What is required: Find how many lines in the data below mention "this". Give the number only.

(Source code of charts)
=-=-=

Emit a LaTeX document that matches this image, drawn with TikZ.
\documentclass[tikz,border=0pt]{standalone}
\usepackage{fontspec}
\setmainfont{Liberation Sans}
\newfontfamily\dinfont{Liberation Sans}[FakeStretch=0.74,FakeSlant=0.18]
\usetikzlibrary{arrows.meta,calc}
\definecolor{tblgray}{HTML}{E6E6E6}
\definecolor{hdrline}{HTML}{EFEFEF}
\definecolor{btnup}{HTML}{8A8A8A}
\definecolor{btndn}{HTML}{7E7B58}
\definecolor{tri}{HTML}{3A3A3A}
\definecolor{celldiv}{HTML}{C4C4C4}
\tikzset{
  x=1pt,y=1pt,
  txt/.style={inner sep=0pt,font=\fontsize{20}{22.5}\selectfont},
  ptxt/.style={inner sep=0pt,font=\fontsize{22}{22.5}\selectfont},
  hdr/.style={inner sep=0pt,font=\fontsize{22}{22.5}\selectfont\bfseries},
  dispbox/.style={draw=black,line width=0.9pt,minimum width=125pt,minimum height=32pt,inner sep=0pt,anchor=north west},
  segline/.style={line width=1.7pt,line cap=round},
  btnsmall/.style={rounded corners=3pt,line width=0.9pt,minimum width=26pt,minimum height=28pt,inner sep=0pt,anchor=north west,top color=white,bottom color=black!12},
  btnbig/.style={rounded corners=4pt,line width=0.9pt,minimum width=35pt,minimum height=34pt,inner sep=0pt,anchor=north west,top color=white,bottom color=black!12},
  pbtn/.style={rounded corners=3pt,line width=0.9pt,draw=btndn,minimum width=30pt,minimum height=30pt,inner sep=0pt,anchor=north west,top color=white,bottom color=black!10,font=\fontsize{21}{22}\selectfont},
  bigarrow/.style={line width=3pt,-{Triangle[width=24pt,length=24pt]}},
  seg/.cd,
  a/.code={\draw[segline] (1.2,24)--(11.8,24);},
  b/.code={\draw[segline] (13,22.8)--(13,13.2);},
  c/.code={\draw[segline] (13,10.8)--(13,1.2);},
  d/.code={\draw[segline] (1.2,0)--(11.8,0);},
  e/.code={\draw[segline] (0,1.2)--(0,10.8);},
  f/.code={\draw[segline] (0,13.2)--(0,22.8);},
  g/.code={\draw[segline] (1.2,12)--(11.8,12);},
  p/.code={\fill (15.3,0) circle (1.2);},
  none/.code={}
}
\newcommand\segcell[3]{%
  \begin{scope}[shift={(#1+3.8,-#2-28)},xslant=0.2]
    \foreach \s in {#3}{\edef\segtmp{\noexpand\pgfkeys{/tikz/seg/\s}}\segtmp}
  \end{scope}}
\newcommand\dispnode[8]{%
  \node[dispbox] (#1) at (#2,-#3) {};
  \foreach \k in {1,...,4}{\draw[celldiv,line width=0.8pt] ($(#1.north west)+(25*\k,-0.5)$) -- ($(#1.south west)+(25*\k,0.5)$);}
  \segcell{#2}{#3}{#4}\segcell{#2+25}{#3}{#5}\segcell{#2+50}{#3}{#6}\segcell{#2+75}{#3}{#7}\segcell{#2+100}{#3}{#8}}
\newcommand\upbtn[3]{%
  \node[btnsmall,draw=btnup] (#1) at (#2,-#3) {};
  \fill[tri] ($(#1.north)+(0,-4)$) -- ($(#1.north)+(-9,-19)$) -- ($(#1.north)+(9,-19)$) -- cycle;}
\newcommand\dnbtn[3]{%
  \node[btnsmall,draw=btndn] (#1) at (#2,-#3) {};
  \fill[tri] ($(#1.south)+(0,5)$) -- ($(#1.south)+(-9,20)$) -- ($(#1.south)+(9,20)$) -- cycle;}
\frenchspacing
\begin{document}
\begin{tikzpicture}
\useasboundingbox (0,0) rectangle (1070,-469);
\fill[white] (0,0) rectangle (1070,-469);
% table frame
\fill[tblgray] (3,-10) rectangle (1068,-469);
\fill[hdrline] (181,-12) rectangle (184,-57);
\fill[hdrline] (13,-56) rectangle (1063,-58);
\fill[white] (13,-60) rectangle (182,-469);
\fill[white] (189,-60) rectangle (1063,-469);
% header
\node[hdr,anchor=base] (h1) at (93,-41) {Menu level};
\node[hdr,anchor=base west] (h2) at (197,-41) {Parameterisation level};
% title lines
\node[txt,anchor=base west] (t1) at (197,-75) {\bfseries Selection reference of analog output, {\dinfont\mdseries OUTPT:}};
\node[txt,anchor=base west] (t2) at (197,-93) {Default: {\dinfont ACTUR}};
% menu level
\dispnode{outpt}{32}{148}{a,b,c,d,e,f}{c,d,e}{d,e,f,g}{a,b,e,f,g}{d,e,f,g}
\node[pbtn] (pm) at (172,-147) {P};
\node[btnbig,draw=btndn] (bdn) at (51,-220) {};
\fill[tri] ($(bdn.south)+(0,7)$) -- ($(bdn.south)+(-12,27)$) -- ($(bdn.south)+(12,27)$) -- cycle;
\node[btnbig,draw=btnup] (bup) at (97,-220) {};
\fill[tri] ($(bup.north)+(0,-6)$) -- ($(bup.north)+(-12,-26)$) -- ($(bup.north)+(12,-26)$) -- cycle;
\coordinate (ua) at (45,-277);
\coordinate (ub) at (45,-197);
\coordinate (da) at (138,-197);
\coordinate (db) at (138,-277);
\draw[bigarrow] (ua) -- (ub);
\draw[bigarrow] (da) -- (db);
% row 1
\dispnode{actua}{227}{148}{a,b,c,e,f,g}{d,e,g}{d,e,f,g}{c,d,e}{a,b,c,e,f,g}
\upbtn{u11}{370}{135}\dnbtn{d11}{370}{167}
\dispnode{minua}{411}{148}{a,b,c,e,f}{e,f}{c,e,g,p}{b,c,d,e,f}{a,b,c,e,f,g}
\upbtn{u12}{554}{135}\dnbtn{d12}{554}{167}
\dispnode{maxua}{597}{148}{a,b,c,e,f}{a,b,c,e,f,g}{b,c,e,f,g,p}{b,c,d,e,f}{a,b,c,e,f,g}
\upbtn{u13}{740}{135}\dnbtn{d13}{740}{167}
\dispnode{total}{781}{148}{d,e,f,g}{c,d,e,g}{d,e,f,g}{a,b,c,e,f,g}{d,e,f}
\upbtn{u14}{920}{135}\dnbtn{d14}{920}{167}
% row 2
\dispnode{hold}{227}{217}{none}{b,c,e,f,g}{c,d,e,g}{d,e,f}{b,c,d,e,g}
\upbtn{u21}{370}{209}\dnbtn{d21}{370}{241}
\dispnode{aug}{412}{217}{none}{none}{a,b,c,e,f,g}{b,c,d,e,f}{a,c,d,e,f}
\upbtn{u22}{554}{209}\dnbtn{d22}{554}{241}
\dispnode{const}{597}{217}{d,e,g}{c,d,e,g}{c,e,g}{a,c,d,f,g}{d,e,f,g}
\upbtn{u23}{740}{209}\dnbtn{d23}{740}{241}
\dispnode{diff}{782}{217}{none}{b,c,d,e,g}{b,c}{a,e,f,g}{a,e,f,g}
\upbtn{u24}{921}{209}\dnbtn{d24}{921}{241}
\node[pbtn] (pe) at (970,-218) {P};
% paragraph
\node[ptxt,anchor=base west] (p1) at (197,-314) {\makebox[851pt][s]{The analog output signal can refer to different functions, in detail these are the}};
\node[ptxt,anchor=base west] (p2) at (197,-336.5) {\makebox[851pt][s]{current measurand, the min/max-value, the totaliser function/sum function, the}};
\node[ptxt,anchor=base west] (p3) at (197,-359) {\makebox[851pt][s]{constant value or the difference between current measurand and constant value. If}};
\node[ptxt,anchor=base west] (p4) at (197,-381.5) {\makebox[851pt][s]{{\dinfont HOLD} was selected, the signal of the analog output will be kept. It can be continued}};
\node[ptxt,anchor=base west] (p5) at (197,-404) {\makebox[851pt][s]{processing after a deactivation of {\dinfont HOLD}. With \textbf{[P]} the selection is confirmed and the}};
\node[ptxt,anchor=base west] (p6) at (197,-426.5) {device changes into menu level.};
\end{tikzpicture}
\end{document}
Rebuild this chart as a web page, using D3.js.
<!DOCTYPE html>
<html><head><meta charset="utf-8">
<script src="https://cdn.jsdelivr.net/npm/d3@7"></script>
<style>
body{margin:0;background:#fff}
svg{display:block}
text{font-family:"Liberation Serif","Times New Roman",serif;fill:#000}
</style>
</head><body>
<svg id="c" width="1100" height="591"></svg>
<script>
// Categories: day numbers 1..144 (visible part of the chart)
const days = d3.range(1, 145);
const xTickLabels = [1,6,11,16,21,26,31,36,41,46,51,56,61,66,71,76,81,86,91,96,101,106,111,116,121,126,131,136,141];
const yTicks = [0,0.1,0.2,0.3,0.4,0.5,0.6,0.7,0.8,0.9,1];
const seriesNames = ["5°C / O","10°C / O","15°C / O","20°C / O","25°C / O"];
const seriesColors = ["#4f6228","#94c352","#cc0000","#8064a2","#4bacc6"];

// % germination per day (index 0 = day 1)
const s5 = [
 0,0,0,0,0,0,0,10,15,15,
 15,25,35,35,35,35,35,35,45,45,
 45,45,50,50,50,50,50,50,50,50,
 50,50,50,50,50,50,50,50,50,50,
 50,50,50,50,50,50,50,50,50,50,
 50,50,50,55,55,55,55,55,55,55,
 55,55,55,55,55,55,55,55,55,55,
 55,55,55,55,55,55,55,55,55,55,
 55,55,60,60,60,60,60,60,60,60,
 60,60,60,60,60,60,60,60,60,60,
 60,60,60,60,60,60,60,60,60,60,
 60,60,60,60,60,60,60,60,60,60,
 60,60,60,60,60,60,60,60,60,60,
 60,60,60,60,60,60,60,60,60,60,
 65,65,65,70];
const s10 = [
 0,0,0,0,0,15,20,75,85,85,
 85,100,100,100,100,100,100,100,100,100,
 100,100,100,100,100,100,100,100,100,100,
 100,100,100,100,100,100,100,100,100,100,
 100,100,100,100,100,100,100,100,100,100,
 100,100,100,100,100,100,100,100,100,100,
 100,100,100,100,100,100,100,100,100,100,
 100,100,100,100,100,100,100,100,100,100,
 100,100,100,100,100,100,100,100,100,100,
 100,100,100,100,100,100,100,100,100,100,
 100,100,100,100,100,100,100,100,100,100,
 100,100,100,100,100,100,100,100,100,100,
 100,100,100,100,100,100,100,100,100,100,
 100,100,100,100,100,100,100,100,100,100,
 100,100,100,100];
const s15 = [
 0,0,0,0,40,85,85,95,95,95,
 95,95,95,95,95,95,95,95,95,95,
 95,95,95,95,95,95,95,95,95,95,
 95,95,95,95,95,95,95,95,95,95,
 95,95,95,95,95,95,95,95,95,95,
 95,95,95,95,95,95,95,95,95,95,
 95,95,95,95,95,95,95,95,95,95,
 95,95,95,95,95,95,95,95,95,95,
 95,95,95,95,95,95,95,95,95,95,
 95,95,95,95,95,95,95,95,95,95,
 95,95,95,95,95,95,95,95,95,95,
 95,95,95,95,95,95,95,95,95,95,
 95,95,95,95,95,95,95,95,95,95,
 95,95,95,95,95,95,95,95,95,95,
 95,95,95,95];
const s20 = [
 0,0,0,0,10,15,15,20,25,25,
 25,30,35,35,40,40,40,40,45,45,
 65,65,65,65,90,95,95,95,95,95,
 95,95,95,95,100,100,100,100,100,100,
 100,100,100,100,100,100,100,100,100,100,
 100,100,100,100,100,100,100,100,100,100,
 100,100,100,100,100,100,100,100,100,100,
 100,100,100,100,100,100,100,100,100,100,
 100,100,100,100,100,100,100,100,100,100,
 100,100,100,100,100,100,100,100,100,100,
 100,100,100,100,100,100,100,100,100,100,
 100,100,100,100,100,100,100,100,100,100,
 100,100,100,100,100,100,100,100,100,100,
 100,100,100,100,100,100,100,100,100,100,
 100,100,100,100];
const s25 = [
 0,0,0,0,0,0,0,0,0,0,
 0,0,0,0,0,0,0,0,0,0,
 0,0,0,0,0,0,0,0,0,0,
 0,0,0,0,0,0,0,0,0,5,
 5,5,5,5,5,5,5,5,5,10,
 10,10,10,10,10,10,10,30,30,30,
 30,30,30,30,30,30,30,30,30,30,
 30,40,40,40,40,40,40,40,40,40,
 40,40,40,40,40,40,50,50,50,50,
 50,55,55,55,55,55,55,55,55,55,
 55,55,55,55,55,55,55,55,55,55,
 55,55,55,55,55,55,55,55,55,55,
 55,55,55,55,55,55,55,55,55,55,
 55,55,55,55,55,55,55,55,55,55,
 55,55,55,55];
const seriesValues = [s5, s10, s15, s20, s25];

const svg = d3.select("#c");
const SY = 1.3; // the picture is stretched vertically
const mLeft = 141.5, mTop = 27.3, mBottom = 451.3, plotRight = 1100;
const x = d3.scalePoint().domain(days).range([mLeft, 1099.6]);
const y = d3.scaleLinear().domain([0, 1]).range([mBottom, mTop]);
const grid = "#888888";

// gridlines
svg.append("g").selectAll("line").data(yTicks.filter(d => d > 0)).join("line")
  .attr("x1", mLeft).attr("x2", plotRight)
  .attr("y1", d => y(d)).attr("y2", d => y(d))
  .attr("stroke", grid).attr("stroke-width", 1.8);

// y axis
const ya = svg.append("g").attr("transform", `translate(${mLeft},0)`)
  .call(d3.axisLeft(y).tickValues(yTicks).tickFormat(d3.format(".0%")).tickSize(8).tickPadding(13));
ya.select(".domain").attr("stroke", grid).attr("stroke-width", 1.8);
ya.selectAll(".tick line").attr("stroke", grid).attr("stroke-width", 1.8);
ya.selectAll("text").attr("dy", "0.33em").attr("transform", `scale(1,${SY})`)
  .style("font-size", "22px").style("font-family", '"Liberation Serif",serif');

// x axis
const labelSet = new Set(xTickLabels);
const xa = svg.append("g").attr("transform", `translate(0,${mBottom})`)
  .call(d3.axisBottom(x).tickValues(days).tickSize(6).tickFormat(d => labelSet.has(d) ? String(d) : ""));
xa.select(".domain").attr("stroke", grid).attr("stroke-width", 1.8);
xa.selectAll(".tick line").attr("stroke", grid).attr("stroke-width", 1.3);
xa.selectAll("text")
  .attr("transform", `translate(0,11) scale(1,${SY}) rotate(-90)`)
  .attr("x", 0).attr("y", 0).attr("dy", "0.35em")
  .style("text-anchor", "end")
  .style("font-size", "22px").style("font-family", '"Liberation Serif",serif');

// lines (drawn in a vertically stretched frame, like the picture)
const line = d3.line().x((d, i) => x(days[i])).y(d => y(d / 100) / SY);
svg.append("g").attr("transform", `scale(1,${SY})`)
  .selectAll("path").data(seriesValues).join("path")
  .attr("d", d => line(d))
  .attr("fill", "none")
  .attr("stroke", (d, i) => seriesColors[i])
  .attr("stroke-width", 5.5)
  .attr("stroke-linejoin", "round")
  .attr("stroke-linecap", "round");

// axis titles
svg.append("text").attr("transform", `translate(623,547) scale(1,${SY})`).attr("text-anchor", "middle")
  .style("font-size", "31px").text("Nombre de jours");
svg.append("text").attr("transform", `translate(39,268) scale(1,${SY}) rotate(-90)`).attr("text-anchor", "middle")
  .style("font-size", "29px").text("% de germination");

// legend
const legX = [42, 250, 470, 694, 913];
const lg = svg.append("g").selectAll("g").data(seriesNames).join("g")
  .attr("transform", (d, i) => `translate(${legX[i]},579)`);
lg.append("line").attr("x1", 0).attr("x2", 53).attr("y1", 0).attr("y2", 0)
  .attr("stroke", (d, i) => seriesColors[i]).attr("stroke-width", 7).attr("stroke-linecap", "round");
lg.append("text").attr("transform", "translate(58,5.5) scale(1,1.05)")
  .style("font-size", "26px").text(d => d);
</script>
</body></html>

=-=-=

Full response: 2